Business
Middle East Tensions Push Dollar Higher, Oil Jumps on Hormuz Disruption
The U.S. dollar strengthened against most major global currencies on Monday as renewed military confrontation between the United States and Iran triggered a wave of risk aversion across international financial markets. Investors flocked to the dollar, traditionally regarded as a safe-haven asset during periods of geopolitical uncertainty, after Iran intensified attacks on U.S. military positions in the Gulf and reiterated its closure of the strategic Strait of Hormuz.
The latest escalation follows a weekend of missile and drone exchanges between the two countries, with Iran claiming responsibility for attacks on American military facilities in several Gulf states. Tehran also maintained that shipping through the Strait of Hormuz would remain restricted, further heightening concerns over the security of one of the world’s most important energy transit routes. Around one-fifth of global oil supplies normally pass through the narrow waterway, making any disruption a major concern for global trade and energy markets.
The heightened tensions immediately affected financial markets. The U.S. Dollar Index, which measures the greenback against a basket of major currencies, climbed as investors shifted away from riskier assets. The Japanese yen, euro, British pound, Australian dollar and New Zealand dollar all weakened against the dollar as traders sought the relative safety of U.S. assets.
At the same time, oil prices surged after fears that prolonged disruption in the Strait of Hormuz could significantly reduce global crude supplies. Brent crude rose by more than 4% to trade above $79 per barrel, while U.S. West Texas Intermediate (WTI) crude also posted strong gains. Analysts warned that if the disruption continues, higher energy prices could fuel inflation worldwide and complicate efforts by central banks to bring consumer prices under control.
The stronger dollar was also supported by changing expectations for U.S. monetary policy. Rising oil prices have renewed concerns that inflation could accelerate again, prompting investors to reassess the likelihood of further interest rate increases by the U.S. Federal Reserve. Market pricing now reflects increased expectations that policymakers may keep interest rates higher for longer if inflationary pressures persist.
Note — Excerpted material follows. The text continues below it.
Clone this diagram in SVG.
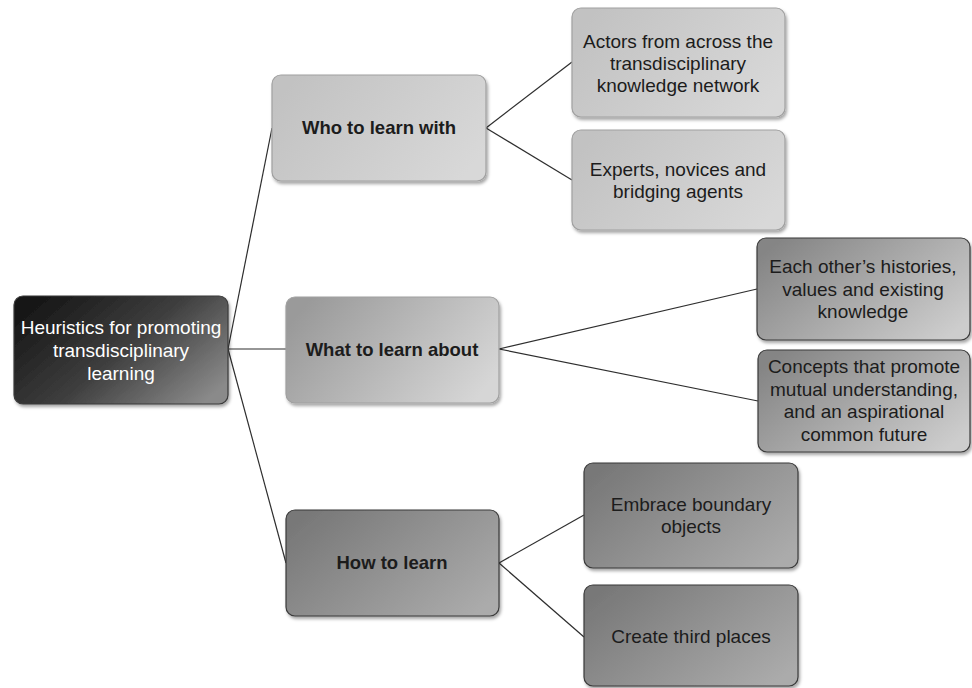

Global equity markets reacted negatively to the deteriorating security situation. Asian stock markets recorded broad losses, while futures for European and U.S. markets also pointed lower as investors weighed the economic implications of a prolonged Middle East conflict. Bond yields rose alongside the stronger dollar, reflecting expectations of tighter monetary conditions and increased demand for safer investments.
Financial analysts say the coming days will be critical for markets. Investors will closely monitor further developments in the Middle East, upcoming U.S. inflation data and comments from Federal Reserve officials for clues about the future direction of interest rates. Any additional disruption to oil shipments through the Strait of Hormuz could intensify market volatility and place further upward pressure on energy prices, inflation and global borrowing costs.